I received a strange and wonderful letter the other day, from two readers in Italy named Alberto and Elisa. They had read the first book in my trilogy, The Shadow of Malabron (in Italian, L’ombra di Malabron) and wanted to let me know what the book had meant to them. It seems that the story of Will and Rowen reflects their own lives in certain coincidental ways. They told me that Alberto shares the same birthday with Will Lightfoot, and that as he grew up Alberto saw “his dreams break into a thousand pieces like mirrors” much in the way that Will’s life seems to have shattered after his mother’s death (the tree hung with shards of mirror becomes a symbol in the book of that event).

Alberto and Elisa met by chance much the same way that Will and Rowen do in the novel, and they even felt that my description of these characters resembles them.

I’ve had similar experiences in the past, in which readers told me that incidents or characters in my books mirror their own lives. After I published my first novel, Icefields, I met a man who had fallen into a crevasse on a glacier, much as my main character, Doctor Byrne, does in the book. And the result of this accident was a profound change in the life of this man. Much as it was for Byrne in the novel. Talking to this man I had the strange feeling that my own fictional character had come to life before me.

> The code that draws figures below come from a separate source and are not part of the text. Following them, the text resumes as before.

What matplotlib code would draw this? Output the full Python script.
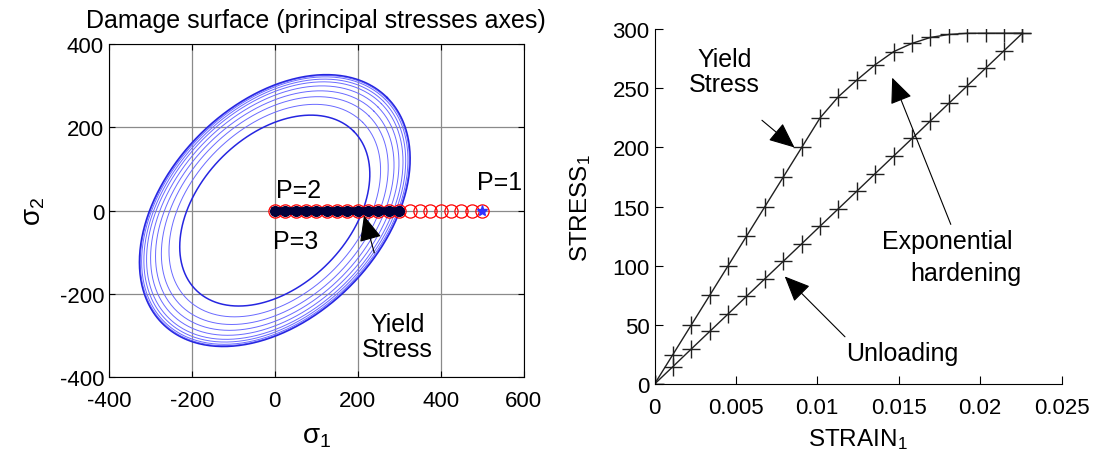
import numpy as np
import matplotlib
matplotlib.use("Agg")
import matplotlib.pyplot as plt

plt.rcParams['font.family'] = ['Liberation Sans', 'DejaVu Sans']
plt.rcParams['mathtext.fontset'] = 'custom'
plt.rcParams['mathtext.rm'] = 'Liberation Sans'
plt.rcParams['mathtext.it'] = 'Liberation Sans'
plt.rcParams['axes.unicode_minus'] = False

# Loading / unloading history (strain, stress)
load_strain = [0, 0.00113, 0.00226, 0.00339, 0.00452, 0.00565, 0.00678, 0.00791, 0.00904,
               0.01017, 0.0113, 0.01243, 0.01356, 0.01469, 0.01582, 0.01695, 0.01808,
               0.01921, 0.02034, 0.02147, 0.0226]
load_stress = [0, 25, 50, 75, 100, 125, 150, 175, 200, 225, 243, 257, 270, 281, 288,
               293, 295.5, 296.5, 296.6, 296.6, 296.6]
unload_strain = [0.0226, 0.02147, 0.02034, 0.01921, 0.01808, 0.01695, 0.01582, 0.01469,
                 0.01356, 0.01243, 0.0113, 0.01017, 0.00904, 0.00791, 0.00678, 0.00565,
                 0.00452, 0.00339, 0.00226, 0.00113, 0]
unload_stress = [296.6, 281.8, 267.0, 252.1, 237.3, 222.5, 207.6, 192.8, 178.0, 163.1,
                 148.3, 133.5, 118.6, 103.8, 89.0, 74.2, 59.3, 44.5, 29.7, 14.8, 0]

# Size of each damage surface on the sigma_1 axis, and the coupling term
surface_stress = [212, 236, 253, 266, 277, 286, 292, 297, 300, 302]
coupling = 0.38

# Stress paths along sigma_1
path1_sigma1 = [0, 25, 50, 75, 100, 125, 150, 175, 200, 225, 250, 275, 300, 325, 350,
                375, 400, 425, 450, 475, 500]
path3_sigma1 = [0, 25, 50, 75, 100, 125, 150, 175, 200, 225, 250, 275, 300]

fig = plt.figure(figsize=(11, 4.64), dpi=100)

# ---- left: damage surfaces  s1^2 - 2a s1 s2 + s2^2 = s^2 ----
ax1 = fig.add_axes([0.099, 0.185, 0.377, 0.718])
t = np.linspace(0, 2 * np.pi, 400)
for i, s in enumerate(surface_stress):
    u = s * np.cos(t) / np.sqrt(1 - coupling)
    v = s * np.sin(t) / np.sqrt(1 + coupling)
    s1 = (u + v) / np.sqrt(2)
    s2 = (u - v) / np.sqrt(2)
    edge = i == 0 or i == len(surface_stress) - 1
    ax1.plot(s1, s2, color='#2525e0' if edge else '#6a6aff', lw=1.1 if edge else 0.7)

ax1.plot(path1_sigma1, np.zeros(len(path1_sigma1)), 'o', mfc='none', mec='red',
         ms=9.5, mew=0.9)
ax1.plot(path3_sigma1, np.zeros(len(path3_sigma1)), '-o', color='#00003a', lw=5.5, ms=7)
ax1.plot([500], [0], '*', color='#3030ff', ms=8)

ax1.text(2, 50, 'P=2', fontsize=18, va='center')
ax1.text(-5, -72, 'P=3', fontsize=18, va='center')
ax1.text(488, 68, 'P=1', fontsize=18, va='center')
ax1.annotate('Yield\nStress', xy=(215, -12), xytext=(296, -302),
             fontsize=18, ha='center', va='center', linespacing=1.05,
             arrowprops=dict(arrowstyle='-|>,head_length=0.8,head_width=0.35',
                             color='black', lw=0.8, mutation_scale=20,
                             shrinkA=42, shrinkB=0))

ax1.set_xlim(-400, 600)
ax1.set_ylim(-400, 400)
ax1.set_xticks([-400, -200, 0, 200, 400, 600])
ax1.set_yticks([-400, -200, 0, 200, 400])
ax1.grid(True, color='#8a8a8a', lw=0.9)
ax1.set_axisbelow(True)
ax1.tick_params(direction='in', labelsize=16, top=True, right=True, length=4)
ax1.tick_params(axis='x', pad=9)
ax1.set_title('Damage surface (principal stresses axes)', fontsize=18, pad=12)
ax1.set_xlabel(r'$\sigma_1$', fontsize=20, labelpad=9)
ax1.set_ylabel(r'$\sigma_2$', fontsize=20, labelpad=9)

# ---- right: stress-strain response ----
ax2 = fig.add_axes([0.595, 0.170, 0.370, 0.765])
ax2.plot(load_strain, load_stress, '-+', color='#202020', lw=1, ms=13, mew=1)
ax2.plot(unload_strain, unload_stress, '-+', color='#202020', lw=1, ms=13, mew=1)

arrow = dict(arrowstyle='-|>,head_length=0.8,head_width=0.35', color='black',
             lw=0.8, mutation_scale=20, shrinkA=0, shrinkB=0)
ax2.annotate('', xy=(0.0086, 200), xytext=(0.0066, 223), arrowprops=arrow)
ax2.text(0.0043, 264, 'Yield\nStress', fontsize=18, ha='center', va='center',
         linespacing=1.05)
ax2.annotate('', xy=(0.0146, 259), xytext=(0.0182, 135), arrowprops=arrow)
ax2.text(0.0180, 121, 'Exponential', fontsize=18, ha='center', va='center')
ax2.text(0.0191, 94, 'hardening', fontsize=18, ha='center', va='center')
ax2.annotate('', xy=(0.0080, 91), xytext=(0.0117, 40), arrowprops=arrow)
ax2.text(0.0152, 26, 'Unloading', fontsize=18, ha='center', va='center')

ax2.set_xlim(0, 0.025)
ax2.set_ylim(0, 300)
ax2.set_xticks([0, 0.005, 0.01, 0.015, 0.02, 0.025])
ax2.set_xticklabels(['0', '0.005', '0.01', '0.015', '0.02', '0.025'])
ax2.set_yticks([0, 50, 100, 150, 200, 250, 300])
ax2.spines['top'].set_visible(False)
ax2.spines['right'].set_visible(False)
ax2.tick_params(direction='in', labelsize=16, length=6)
ax2.tick_params(axis='x', pad=9)
ax2.set_xlabel(r'STRAIN$_1$', fontsize=17.5, labelpad=6)
ax2.set_ylabel(r'STRESS$_1$', fontsize=17.5, labelpad=14)

fig.savefig('out.png', dpi=100)
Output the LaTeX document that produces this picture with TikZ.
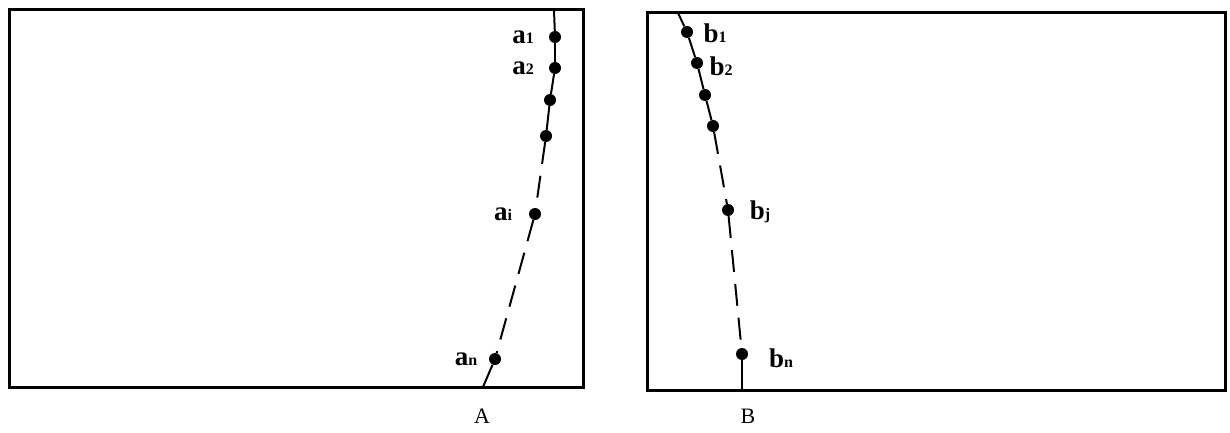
\documentclass[tikz,border=0pt]{standalone}
\usepackage{fontspec}
\setmainfont{Liberation Serif}
\usepackage{tikz}

\newcommand{\lab}[2]{\textbf{#1}{\fontsize{16}{16}\selectfont\textbf{#2}}}

\tikzset{
  pt/.style={circle,fill=black,inner sep=0pt,minimum size=12pt},
  lbl/.style={font=\fontsize{27}{27}\selectfont,inner sep=0pt},
  panelname/.style={font=\fontsize{22}{22}\selectfont,inner sep=0pt},
  frame/.style={line width=3pt},
  seg/.style={line width=2pt},
  gap/.style={line width=2pt,dash pattern=on 22pt off 12pt}
}

\begin{document}
\begin{tikzpicture}[x=1pt,y=-1pt]
    \useasboundingbox (0,0) rectangle (1230,433);

    % Panel A
    \draw[frame] (9,10) rectangle (583,387);
    \coordinate (atop) at (554,10);
    \coordinate (abot) at (483,387);
    \node[pt] (a1) at (555,37) {};
    \node[pt] (a2) at (555,68) {};
    \node[pt] (a3) at (550,100) {};
    \node[pt] (a4) at (546,136) {};
    \node[pt] (ai) at (535,214) {};
    \node[pt] (an) at (495,359) {};

    \draw[seg] (atop) -- (a1);
    \draw[seg] (a1) -- (a2);
    \draw[seg] (a2) -- (a3);
    \draw[seg] (a3) -- (a4);
    \draw[gap] (a4) -- (ai);
    \draw[gap] (ai) -- (an);
    \draw[seg] (an) -- (abot);

    \node[lbl] (la1) at (523,37) {\lab{a}{1}};
    \node[lbl] (la2) at (523,68) {\lab{a}{2}};
    \node[lbl] (lai) at (503,214) {\lab{a}{i}};
    \node[lbl] (lan) at (466,359) {\lab{a}{n}};
    \node[panelname] (A) at (482,416) {A};

    % Panel B
    \draw[frame] (647,13) rectangle (1225,390);
    \coordinate (btop) at (678,13);
    \coordinate (bbot) at (742,390);
    \node[pt] (b1) at (687,32) {};
    \node[pt] (b2) at (697,63) {};
    \node[pt] (b3) at (705,95) {};
    \node[pt] (b4) at (713,126) {};
    \node[pt] (bj) at (728,210) {};
    \node[pt] (bn) at (742,354) {};

    \draw[seg] (btop) -- (b1);
    \draw[seg] (b1) -- (b2);
    \draw[seg] (b2) -- (b3);
    \draw[seg] (b3) -- (b4);
    \draw[gap] (b4) -- (bj);
    \draw[gap] (bj) -- (bn);
    \draw[seg] (bn) -- (bbot);

    \node[lbl] (lb1) at (715,33) {\lab{b}{1}};
    \node[lbl] (lb2) at (721,66) {\lab{b}{2}};
    \node[lbl] (lbj) at (760,212) {\lab{b}{j}};
    \node[lbl] (lbn) at (781,358) {\lab{b}{n}};
    \node[panelname] (B) at (748,416) {B};
\end{tikzpicture}
\end{document}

As a reader myself I’ve had such experiences, too, finding deep and surprising connections between my own life and certain books. I don’t know what to think about these kinds of coincidences and connections, other than that they must have much to do with Story itself, and how our own lives are woven of stories (the stories we tell ourselves, or are told by others, or find ourselves in, the stories of history and culture and religion…).  As Elisa said in her message, “the universe works with us in ways that the human mind cannot even dream.” I believe that’s true. And I believe that stories are one of the ways that we attempt to dream the universe and understand how it works.

I'm still putting the finishing touches on the third book of the trilogy, and now I find myself in the strange situation of wondering whether the adventures of Will and Rowen in Book 3 will in some way continue to mirror the story of these two readers. 

Thank you for the magical letter, Alberto and Elisa.